From a0886f08262174d68c9002836283d814d1022380 Mon Sep 17 00:00:00 2001
From: Marcel Koch <marcel.koch@uni-muenster.de>
Date: Fri, 15 Feb 2019 11:26:50 +0100
Subject: [PATCH] make tail vectorization an option

---
 python/dune/codegen/blockstructured/vectorization.py | 11 +++++++----
 python/dune/codegen/options.py                       |  1 +
 2 files changed, 8 insertions(+), 4 deletions(-)

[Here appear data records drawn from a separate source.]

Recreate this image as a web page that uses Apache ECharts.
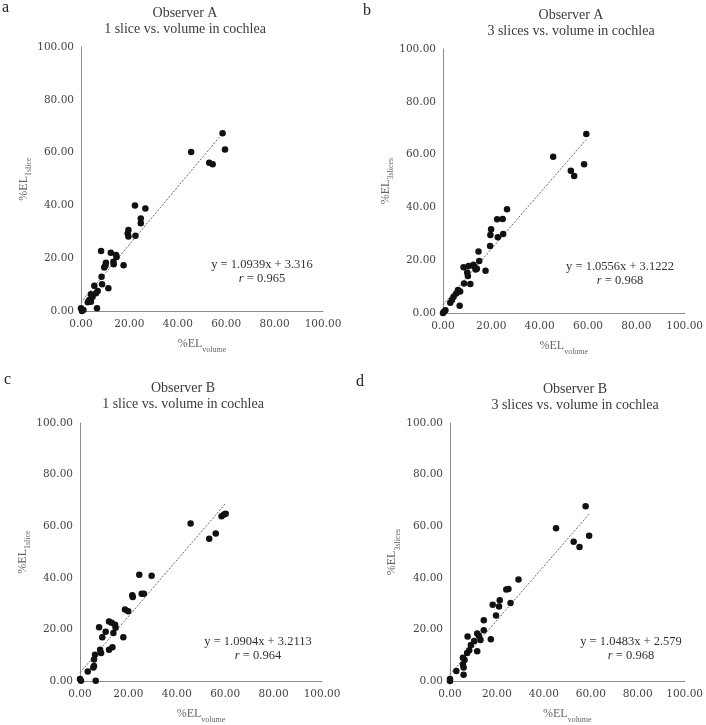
<!DOCTYPE html>
<html><head><meta charset="utf-8">
<script src="https://cdn.jsdelivr.net/npm/echarts@6/dist/echarts.min.js"></script>
<style>html,body{margin:0;padding:0;background:#fff}#c{width:706px;height:725px}</style>
</head><body><div id="c"></div>
<script>
// Panel a: Observer A, 1 slice vs volume
var aX = [58.5, 59.5, 45.5, 53.0, 54.4, 22.3, 26.6, 24.7, 24.7, 19.6, 19.3, 19.6, 22.5, 8.3, 12.3, 14.5, 14.7, 10.3, 10.1, 9.6, 13.4, 13.5, 17.6, 8.5, 5.5, 8.7, 11.3, 6.9, 6.2, 4.1, 4.8, 3.4, 2.8, 4.1, 6.6, 0.0, 0.4, 1.0];
var aY = [67.3, 61.2, 60.2, 56.2, 55.6, 40.0, 38.8, 35.0, 33.2, 30.7, 29.4, 28.2, 28.5, 22.7, 22.1, 21.2, 20.5, 18.3, 17.2, 16.5, 18.7, 17.7, 17.3, 13.0, 9.6, 10.1, 8.6, 7.6, 6.7, 6.3, 5.4, 4.2, 3.3, 3.5, 1.0, 1.0, 0.0, 0.4];
// Panel b: Observer A, 3 slices vs volume
var bX = [59.3, 58.4, 45.6, 52.9, 54.3, 26.5, 22.4, 24.7, 19.9, 19.6, 22.7, 24.9, 19.5, 14.7, 15.0, 8.5, 10.6, 12.6, 13.5, 17.6, 10.0, 10.3, 8.7, 11.3, 6.2, 7.1, 5.5, 4.4, 3.7, 3.0, 6.9, 0.4, 0.0, 1.0, 13.0, 14.0];
var bY = [67.8, 56.3, 59.2, 53.9, 51.9, 39.3, 35.5, 35.6, 31.7, 29.5, 28.7, 29.9, 25.4, 23.3, 19.7, 17.3, 17.8, 18.3, 16.5, 16.0, 15.3, 14.0, 11.2, 11.0, 8.7, 8.1, 7.4, 6.2, 4.9, 3.9, 2.7, 0.5, 0.0, 1.0, 17.5, 16.8];
// Panel c: Observer B, 1 slice vs volume
var cX = [59.5, 58.5, 60.2, 45.7, 56.1, 53.4, 24.5, 29.6, 21.6, 21.8, 25.5, 26.4, 18.6, 19.9, 12.0, 13.1, 14.5, 14.7, 7.9, 10.6, 13.8, 17.9, 9.2, 12.0, 13.4, 8.3, 8.7, 6.2, 5.8, 5.8, 5.5, 3.2, 6.5, 0.0, 0.4];
var cY = [64.5, 63.9, 64.8, 61.0, 57.2, 55.1, 41.2, 40.8, 33.2, 32.6, 33.8, 33.8, 27.7, 27.0, 23.1, 22.6, 21.8, 20.6, 20.8, 19.1, 18.6, 17.0, 17.0, 12.1, 13.1, 12.1, 10.9, 10.2, 8.3, 5.8, 5.2, 3.7, 0.1, 0.8, 0.1];
// Panel d: Observer B, 3 slices vs volume
var dX = [57.8, 59.3, 45.2, 52.7, 55.2, 29.2, 24.0, 24.9, 18.2, 21.2, 20.9, 25.8, 19.6, 14.4, 14.4, 7.5, 11.6, 12.3, 13.0, 10.3, 17.4, 8.9, 8.2, 11.6, 7.3, 5.5, 6.2, 5.5, 5.8, 2.7, 5.8, 0.0, 0.0];
var dY = [67.7, 56.3, 59.2, 54.0, 51.9, 39.3, 35.5, 35.7, 29.6, 31.3, 28.9, 30.2, 25.4, 23.5, 19.7, 17.2, 18.4, 17.5, 15.9, 15.5, 16.2, 14.0, 11.9, 11.5, 10.9, 9.0, 8.1, 6.4, 5.2, 3.9, 2.4, 0.8, 0.0];

var panelLetters = ['a', 'b', 'c', 'd'];
var observers = ['Observer A', 'Observer A', 'Observer B', 'Observer B'];
var comparisons = ['1 slice vs. volume in cochlea', '3 slices vs. volume in cochlea', '1 slice vs. volume in cochlea', '3 slices vs. volume in cochlea'];
var ySubs = ['1slice', '3slices', '1slice', '3slices'];
var slopes = [1.0939, 1.0556, 1.0904, 1.0483];
var intercepts = [3.316, 3.1222, 3.2113, 2.579];
var eqTexts = ['y = 1.0939x + 3.316', 'y = 1.0556x + 3.1222', 'y = 1.0904x + 3.2113', 'y = 1.0483x + 2.579'];
var rTexts = ['0.965', '0.968', '0.964', '0.968'];
var tickValues = [0, 20, 40, 60, 80, 100];

var xs = [aX, bX, cX, dX], ys = [aY, bY, cY, dY];

var grids = [
  {left: 81, top: 47, width: 242, height: 264},
  {left: 443, top: 49, width: 243, height: 264},
  {left: 80, top: 423, width: 242, height: 264},
  {left: 450, top: 423, width: 240, height: 264}
];
var titlePos = [[180, 0], [566, 2], [178, 375], [570, 376]];
var letterPos = [[2, 0], [363, 3], [4, 372], [356, 374]];
var eqPos = [[262, 258], [620, 260], [258, 635], [631, 635]];
var yNameGap = [49, 49, 49, 51];

var serif = '"Liberation Serif", "DejaVu Serif", serif';
var tickFont = '"DejaVu Serif", serif';

var option = {
  animation: false,
  backgroundColor: '#fff',
  title: [], grid: [], xAxis: [], yAxis: [], series: [], graphic: []
};

for (var i = 0; i < 4; i++) {
  option.grid.push(grids[i]);
  option.title.push({
    text: observers[i] + '\n' + comparisons[i],
    left: titlePos[i][0], top: titlePos[i][1], textAlign: 'center',
    textStyle: {fontFamily: serif, fontSize: 14, fontWeight: 'normal', color: '#3a3a3a', lineHeight: 16}
  });
  var axisLbl = {fontFamily: tickFont, fontSize: 10.5, color: '#444',
    formatter: function (v) { return v.toFixed(2); }};
  var nameRich = {
    a: {fontFamily: serif, fontSize: 12, color: '#666', lineHeight: 14},
    s: {fontFamily: serif, fontSize: 8, color: '#666', verticalAlign: 'bottom', lineHeight: 8, padding: [0, 0, -3, 0]}
  };
  option.xAxis.push({
    type: 'value', gridIndex: i, min: 0, max: 100, interval: 20,
    splitLine: {show: false}, axisTick: {show: false},
    axisLine: {lineStyle: {color: '#8c8c8c', width: 1}},
    axisLabel: Object.assign({margin: 8}, axisLbl),
    name: '{a|%EL}{s|volume}', nameLocation: 'middle', nameGap: 26,
    nameTextStyle: {rich: nameRich}
  });
  option.yAxis.push({
    type: 'value', gridIndex: i, min: 0, max: 100, interval: 20,
    splitLine: {show: false}, axisTick: {show: false},
    axisLine: {show: true, lineStyle: {color: '#8c8c8c', width: 1}},
    axisLabel: Object.assign({margin: 7}, axisLbl),
    name: '{a|%EL}{s|' + ySubs[i] + '}', nameLocation: 'middle', nameGap: yNameGap[i],
    nameTextStyle: {rich: nameRich}
  });
  var pts = xs[i].map(function (x, k) { return [x, ys[i][k]]; });
  option.series.push({
    type: 'scatter', xAxisIndex: i, yAxisIndex: i, data: pts,
    symbolSize: 6.5, itemStyle: {color: '#111', opacity: 1}, z: 3
  });
  var xmin = Math.min.apply(null, xs[i]), xmax = Math.max.apply(null, xs[i]);
  option.series.push({
    type: 'line', xAxisIndex: i, yAxisIndex: i, showSymbol: false, symbol: 'none',
    data: [[xmin, slopes[i] * xmin + intercepts[i]], [xmax, slopes[i] * xmax + intercepts[i]]],
    lineStyle: {color: '#555', width: 0.9, type: [2, 1.5]}, z: 2, silent: true
  });
  option.graphic.push({
    type: 'text', left: letterPos[i][0], top: letterPos[i][1],
    style: {text: panelLetters[i], font: '16px ' + serif, fill: '#222'}
  });
  option.graphic.push({
    type: 'text', x: eqPos[i][0], y: eqPos[i][1],
    style: {
      text: '{n|' + eqTexts[i] + '}\n{i|r}{n| = ' + rTexts[i] + '}',
      align: 'center', verticalAlign: 'top',
      rich: {
        n: {fontFamily: serif, fontSize: 12.5, fill: '#333', lineHeight: 14},
        i: {fontFamily: serif, fontSize: 12.5, fill: '#333', fontStyle: 'italic', lineHeight: 14}
      }
    }
  });
}

var chart = echarts.init(document.getElementById('c'), null, {renderer: 'canvas'});
chart.setOption(option);
</script>
</body></html>
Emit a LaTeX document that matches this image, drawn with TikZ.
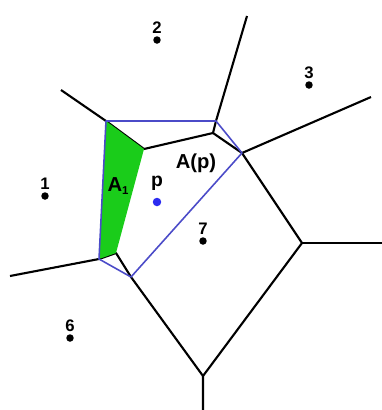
\documentclass[tikz,border=0pt]{standalone}
\usepackage{fontspec}
\setmainfont{Liberation Sans}
\usetikzlibrary{positioning}
\definecolor{CellGreen}{HTML}{1ACC1A}
\definecolor{HullBlue}{HTML}{4B4BC8}
\definecolor{SiteBlue}{HTML}{2B2BF0}
\tikzset{
  edge/.style={draw=black,line width=1.2pt,line join=round},
  newcell/.style={draw=HullBlue,line width=0.9pt,line join=round},
  stolen/.style={fill=CellGreen},
  site/.style={circle,fill=black,inner sep=0pt,minimum size=0.15cm},
  sitename/.style={font=\bfseries\fontsize{9.5}{10}\selectfont,inner sep=0.6pt},
  areaname/.style={font=\bfseries\fontsize{11.5}{13}\selectfont}
}
\newcommand{\site}[3]{%
  \node[site] (#1) at #2 {};
  \node[sitename,above=0.3pt of #1] {#3};
}

\begin{document}
\begin{tikzpicture}[x=0.02cm,y=-0.02cm]
  \useasboundingbox (0,0) rectangle (382,410);

  % old voronoi vertices and loose ends
  \coordinate (e1) at (61,90);
  \coordinate (e2) at (247,16);
  \coordinate (e3) at (371,97);
  \coordinate (e4) at (382,243);
  \coordinate (e5) at (203,410);
  \coordinate (e6) at (10,276);
  \coordinate (v2) at (144,149);
  \coordinate (v3) at (213,133);
  \coordinate (v4) at (242,153);
  \coordinate (v5) at (302,243);
  \coordinate (v6) at (203,376);
  \coordinate (v7) at (116,253);
  % corners of the new cell
  \coordinate (c1) at (106,121);
  \coordinate (c2) at (216,121);
  \coordinate (c3) at (131,277);
  \coordinate (c4) at (99,259);

  \draw[edge] (e1) -- (c1) -- (v2) -- (v3) -- (c2) -- (e2);
  \draw[edge] (v3) -- (v4) -- (v5) -- (v6) -- (e5);
  \draw[edge] (v4) -- (e3);
  \draw[edge] (v5) -- (e4);
  \draw[edge] (e6) -- (c4) -- (v7) -- (c3) -- (v6);

  \fill[stolen] (c1) -- (v2) -- (v7) -- (c4) -- cycle;
  \draw[newcell] (c1) -- (c2) -- (v4) -- (c3) -- (c4) -- cycle;

  \site{s1}{(45,196)}{1}
  \site{s2}{(157,40)}{2}
  \site{s3}{(309,85)}{3}
  \site{s6}{(70,338)}{6}
  \site{s7}{(203,241)}{7}
  \node[site,fill=SiteBlue,minimum size=0.17cm] (p) at (157,202) {};
  \node[areaname,above=0.3pt of p,font=\bfseries\fontsize{11}{12}\selectfont] (plabel) {p};

  \node[areaname] (ap) at (196,163) {A(p)};
  \node[areaname] (a1) at (118,186) {A\raisebox{-2pt}{\fontsize{6.5}{7}\selectfont 1}};
\end{tikzpicture}
\end{document}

diff --git a/python/dune/codegen/blockstructured/vectorization.py b/python/dune/codegen/blockstructured/vectorization.py
index 10c8f148..c78ae24f 100644
--- a/python/dune/codegen/blockstructured/vectorization.py
+++ b/python/dune/codegen/blockstructured/vectorization.py
@@ -483,10 +483,13 @@ def vectorize_micro_elements(knl):
             outer_iname = vec_iname + '_outer'
 
             tail_size = iname_bound % vcl_size
-            tail_vcl_size = vcl_size
-            while tail_vcl_size > tail_size:
-                tail_vcl_size = tail_vcl_size // 2
-            vectorize_tail = tail_vcl_size > 1
+            if get_form_option('vectorization_blockstructured_tail'):
+                tail_vcl_size = vcl_size
+                while tail_vcl_size > tail_size:
+                    tail_vcl_size = tail_vcl_size // 2
+                vectorize_tail = tail_vcl_size > 1
+            else:
+                vectorize_tail = False
 
             # manually add tail, since split_iname with slabs tries to vectorize the tail
             if tail_size > 0:
diff --git a/python/dune/codegen/options.py b/python/dune/codegen/options.py
index bb6bbafa..bf80a72a 100644
--- a/python/dune/codegen/options.py
+++ b/python/dune/codegen/options.py
@@ -101,6 +101,7 @@ class CodegenFormOptionsArray(ImmutableRecord):
     blockstructured = CodegenOption(default=False, helpstr="Use block structure")
     number_of_blocks = CodegenOption(default=1, helpstr="Number of sub blocks in one direction")
     vectorization_blockstructured = CodegenOption(default=False, helpstr="Vectorize block structuring")
+    vectorization_blockstructured_tail = CodegenOption(default=True, helpstr="Try to fully vectorize block structuring even when 'nunmber_of_blocks' is not divisible by vector length.")
     adjoint = CodegenOption(default=False, helpstr="Generate adjoint operator")
     control = CodegenOption(default=False, helpstr="Generate operator of derivative w.r.t. the control variable")
     objective_function = CodegenOption(default=None, helpstr="Name of form representing the objective function in UFL file")
-- 
GitLab